Copy out all lines where "page" appears.

+++ The input

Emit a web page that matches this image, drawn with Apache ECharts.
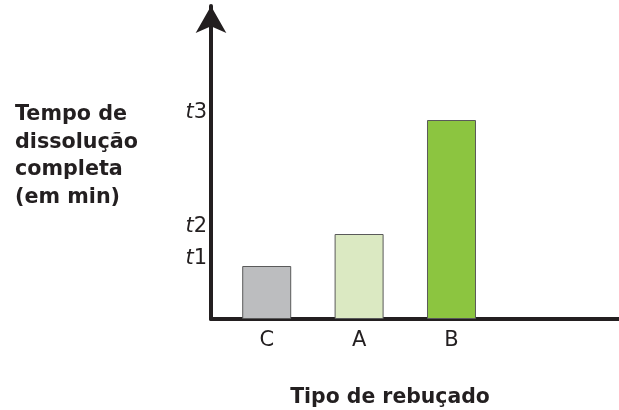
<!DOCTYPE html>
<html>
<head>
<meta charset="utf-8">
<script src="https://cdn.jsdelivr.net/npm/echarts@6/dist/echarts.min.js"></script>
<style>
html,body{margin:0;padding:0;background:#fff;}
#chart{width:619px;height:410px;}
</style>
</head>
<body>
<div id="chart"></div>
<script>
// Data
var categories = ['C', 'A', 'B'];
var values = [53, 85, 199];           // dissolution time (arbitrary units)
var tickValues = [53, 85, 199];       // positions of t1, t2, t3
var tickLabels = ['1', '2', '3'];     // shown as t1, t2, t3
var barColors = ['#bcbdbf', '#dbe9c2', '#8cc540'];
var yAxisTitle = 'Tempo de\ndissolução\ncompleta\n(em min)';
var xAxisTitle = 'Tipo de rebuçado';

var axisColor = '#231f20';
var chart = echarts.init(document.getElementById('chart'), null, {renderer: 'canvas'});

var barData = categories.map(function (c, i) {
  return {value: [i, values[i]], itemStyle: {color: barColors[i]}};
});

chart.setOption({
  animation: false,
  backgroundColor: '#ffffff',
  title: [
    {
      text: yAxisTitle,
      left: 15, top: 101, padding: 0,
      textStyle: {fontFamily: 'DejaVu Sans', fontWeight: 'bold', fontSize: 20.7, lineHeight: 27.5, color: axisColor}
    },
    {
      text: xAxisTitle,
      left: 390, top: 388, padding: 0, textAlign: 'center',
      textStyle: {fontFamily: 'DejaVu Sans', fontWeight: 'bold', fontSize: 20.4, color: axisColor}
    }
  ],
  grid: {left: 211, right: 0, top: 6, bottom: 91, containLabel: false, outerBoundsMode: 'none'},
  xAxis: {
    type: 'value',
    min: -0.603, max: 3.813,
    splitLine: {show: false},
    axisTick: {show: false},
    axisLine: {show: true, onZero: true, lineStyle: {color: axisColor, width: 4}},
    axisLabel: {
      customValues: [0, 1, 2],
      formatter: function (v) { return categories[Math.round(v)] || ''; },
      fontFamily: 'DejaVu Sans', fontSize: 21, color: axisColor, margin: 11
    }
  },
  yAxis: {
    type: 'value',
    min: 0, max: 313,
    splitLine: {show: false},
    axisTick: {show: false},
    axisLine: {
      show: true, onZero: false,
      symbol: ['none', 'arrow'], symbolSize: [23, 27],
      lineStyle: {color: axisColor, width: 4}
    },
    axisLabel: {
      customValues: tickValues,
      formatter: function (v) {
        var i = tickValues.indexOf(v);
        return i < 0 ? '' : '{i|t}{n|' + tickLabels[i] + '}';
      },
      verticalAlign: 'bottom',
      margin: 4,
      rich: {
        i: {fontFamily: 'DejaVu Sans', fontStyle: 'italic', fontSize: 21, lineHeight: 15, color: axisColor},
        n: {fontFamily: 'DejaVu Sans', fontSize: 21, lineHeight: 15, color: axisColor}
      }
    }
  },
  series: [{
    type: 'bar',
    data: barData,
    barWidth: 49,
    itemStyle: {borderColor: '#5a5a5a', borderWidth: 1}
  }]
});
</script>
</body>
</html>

++++++
+++ The input

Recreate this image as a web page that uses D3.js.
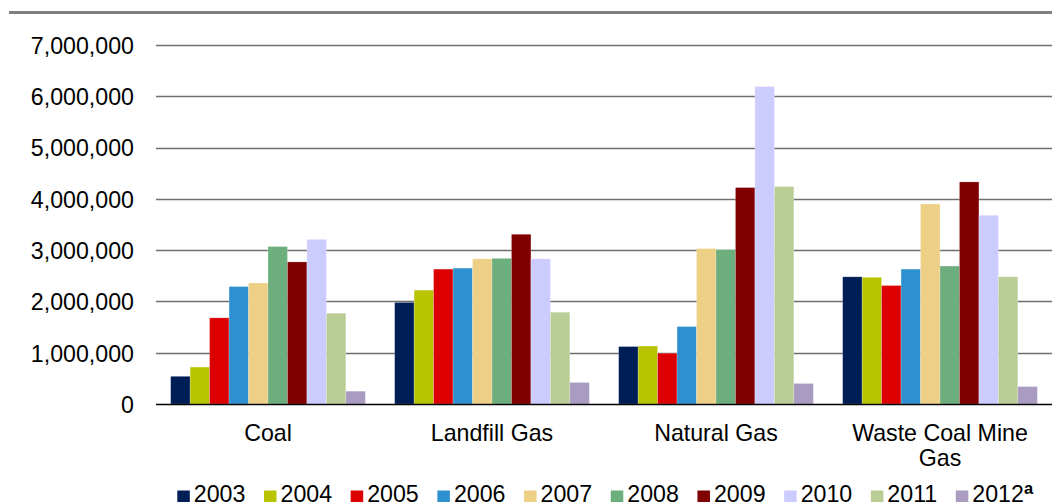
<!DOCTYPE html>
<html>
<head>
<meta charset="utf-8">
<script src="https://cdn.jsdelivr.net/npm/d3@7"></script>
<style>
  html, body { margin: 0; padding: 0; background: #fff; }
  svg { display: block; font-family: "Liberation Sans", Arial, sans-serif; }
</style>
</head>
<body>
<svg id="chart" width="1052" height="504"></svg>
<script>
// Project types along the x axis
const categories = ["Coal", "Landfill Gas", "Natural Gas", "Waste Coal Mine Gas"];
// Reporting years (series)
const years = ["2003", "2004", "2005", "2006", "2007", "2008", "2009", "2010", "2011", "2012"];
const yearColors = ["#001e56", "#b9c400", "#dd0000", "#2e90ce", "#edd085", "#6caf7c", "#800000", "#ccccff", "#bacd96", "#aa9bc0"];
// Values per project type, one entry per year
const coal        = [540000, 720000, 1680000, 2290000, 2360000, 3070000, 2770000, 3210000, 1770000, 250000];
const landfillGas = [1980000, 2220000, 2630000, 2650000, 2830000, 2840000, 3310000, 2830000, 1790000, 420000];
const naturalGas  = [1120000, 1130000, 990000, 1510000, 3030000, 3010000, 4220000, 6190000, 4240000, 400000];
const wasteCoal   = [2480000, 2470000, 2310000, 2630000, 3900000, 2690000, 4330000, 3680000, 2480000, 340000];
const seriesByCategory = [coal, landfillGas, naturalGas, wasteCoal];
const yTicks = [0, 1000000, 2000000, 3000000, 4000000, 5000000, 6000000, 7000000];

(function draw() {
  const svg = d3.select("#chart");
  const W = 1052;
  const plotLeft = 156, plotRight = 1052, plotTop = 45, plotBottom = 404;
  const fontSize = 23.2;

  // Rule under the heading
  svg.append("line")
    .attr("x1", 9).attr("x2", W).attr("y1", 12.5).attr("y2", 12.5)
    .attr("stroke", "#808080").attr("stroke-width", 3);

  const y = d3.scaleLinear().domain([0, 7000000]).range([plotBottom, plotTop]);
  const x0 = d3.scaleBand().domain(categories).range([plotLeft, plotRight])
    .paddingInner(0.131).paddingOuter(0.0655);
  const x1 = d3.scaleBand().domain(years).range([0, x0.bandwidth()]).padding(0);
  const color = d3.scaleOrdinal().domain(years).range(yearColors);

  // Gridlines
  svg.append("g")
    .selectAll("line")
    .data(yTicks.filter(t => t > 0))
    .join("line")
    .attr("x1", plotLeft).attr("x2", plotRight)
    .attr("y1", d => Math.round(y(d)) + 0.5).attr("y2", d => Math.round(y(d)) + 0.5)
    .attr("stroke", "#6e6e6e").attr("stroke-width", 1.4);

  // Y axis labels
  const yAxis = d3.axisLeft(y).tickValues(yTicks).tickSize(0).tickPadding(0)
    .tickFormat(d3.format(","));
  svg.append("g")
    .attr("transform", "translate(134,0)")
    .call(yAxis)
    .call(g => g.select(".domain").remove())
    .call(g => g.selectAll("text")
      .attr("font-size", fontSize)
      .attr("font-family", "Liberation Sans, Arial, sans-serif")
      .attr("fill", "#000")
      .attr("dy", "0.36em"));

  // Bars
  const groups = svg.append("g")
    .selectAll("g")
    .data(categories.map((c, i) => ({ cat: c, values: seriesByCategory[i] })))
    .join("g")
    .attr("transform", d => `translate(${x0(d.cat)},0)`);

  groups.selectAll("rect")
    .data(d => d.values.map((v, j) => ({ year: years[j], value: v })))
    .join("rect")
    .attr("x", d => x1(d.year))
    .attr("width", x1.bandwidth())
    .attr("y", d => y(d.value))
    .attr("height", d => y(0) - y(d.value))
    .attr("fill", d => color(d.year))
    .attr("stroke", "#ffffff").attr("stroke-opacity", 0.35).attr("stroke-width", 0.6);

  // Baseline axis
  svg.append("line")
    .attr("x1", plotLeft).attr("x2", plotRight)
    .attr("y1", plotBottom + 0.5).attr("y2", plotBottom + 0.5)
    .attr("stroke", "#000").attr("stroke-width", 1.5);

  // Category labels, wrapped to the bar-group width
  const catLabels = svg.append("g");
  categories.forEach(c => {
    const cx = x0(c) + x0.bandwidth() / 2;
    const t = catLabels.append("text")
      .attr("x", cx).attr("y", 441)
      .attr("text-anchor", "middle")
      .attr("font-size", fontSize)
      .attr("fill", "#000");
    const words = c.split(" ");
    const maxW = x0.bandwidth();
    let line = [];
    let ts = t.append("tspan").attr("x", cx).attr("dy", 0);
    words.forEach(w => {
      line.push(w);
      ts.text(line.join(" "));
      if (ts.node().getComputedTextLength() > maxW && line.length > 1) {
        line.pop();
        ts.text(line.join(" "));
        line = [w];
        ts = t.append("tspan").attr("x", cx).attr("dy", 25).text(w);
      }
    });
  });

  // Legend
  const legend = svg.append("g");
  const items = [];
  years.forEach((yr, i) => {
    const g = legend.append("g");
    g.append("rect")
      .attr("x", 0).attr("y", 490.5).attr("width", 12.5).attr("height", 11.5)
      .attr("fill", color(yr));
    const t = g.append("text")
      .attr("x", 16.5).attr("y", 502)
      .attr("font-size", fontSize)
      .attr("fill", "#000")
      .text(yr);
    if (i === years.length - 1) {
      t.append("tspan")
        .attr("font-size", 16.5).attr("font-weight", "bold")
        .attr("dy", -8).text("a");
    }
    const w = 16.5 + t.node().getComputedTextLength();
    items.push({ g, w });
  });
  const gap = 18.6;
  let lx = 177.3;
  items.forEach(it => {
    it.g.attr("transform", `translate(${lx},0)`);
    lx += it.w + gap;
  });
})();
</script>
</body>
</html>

++++++
+++ The input

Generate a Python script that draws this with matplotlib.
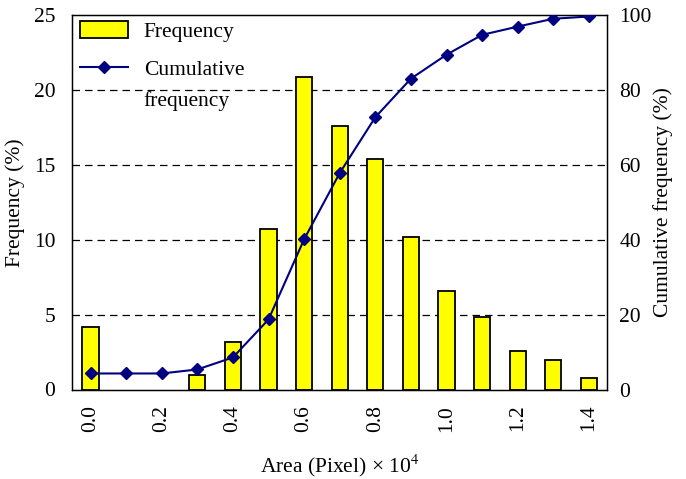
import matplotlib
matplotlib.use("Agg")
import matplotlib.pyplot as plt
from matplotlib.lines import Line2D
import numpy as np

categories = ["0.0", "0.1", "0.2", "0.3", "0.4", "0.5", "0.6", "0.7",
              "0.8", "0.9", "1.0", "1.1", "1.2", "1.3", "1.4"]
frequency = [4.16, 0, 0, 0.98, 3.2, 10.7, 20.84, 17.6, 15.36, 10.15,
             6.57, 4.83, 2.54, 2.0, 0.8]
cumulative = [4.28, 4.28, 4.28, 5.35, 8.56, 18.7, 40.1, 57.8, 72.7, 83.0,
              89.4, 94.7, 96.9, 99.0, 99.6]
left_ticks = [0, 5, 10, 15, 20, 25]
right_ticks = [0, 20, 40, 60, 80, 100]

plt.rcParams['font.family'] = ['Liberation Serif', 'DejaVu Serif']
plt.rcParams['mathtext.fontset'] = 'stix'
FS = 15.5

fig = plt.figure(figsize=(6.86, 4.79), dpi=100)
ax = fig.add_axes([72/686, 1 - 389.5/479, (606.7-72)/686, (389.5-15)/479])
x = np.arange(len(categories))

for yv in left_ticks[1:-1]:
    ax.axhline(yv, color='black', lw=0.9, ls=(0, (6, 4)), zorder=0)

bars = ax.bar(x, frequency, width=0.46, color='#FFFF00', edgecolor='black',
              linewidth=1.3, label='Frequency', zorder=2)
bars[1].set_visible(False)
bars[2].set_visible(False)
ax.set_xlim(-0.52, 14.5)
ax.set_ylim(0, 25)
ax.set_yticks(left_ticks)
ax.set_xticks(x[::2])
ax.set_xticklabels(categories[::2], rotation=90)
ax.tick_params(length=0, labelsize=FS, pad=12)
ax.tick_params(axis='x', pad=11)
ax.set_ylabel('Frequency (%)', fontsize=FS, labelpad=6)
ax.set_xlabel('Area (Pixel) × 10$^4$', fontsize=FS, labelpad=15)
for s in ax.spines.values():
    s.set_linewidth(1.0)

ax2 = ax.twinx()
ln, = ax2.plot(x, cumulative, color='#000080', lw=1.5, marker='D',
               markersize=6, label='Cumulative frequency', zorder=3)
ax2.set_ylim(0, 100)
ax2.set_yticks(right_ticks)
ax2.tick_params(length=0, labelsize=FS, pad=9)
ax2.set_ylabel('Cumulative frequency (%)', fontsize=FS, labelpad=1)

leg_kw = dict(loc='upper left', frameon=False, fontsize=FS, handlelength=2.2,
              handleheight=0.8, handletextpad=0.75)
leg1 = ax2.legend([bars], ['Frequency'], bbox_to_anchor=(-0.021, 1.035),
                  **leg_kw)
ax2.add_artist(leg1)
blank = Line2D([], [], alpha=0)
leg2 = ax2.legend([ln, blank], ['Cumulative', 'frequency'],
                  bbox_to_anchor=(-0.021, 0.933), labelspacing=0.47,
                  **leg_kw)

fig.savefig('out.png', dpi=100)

++++++

■ Result:
Emit a web page that matches this image, drawn with Apache ECharts.
Recreate this image as a web page that uses D3.js.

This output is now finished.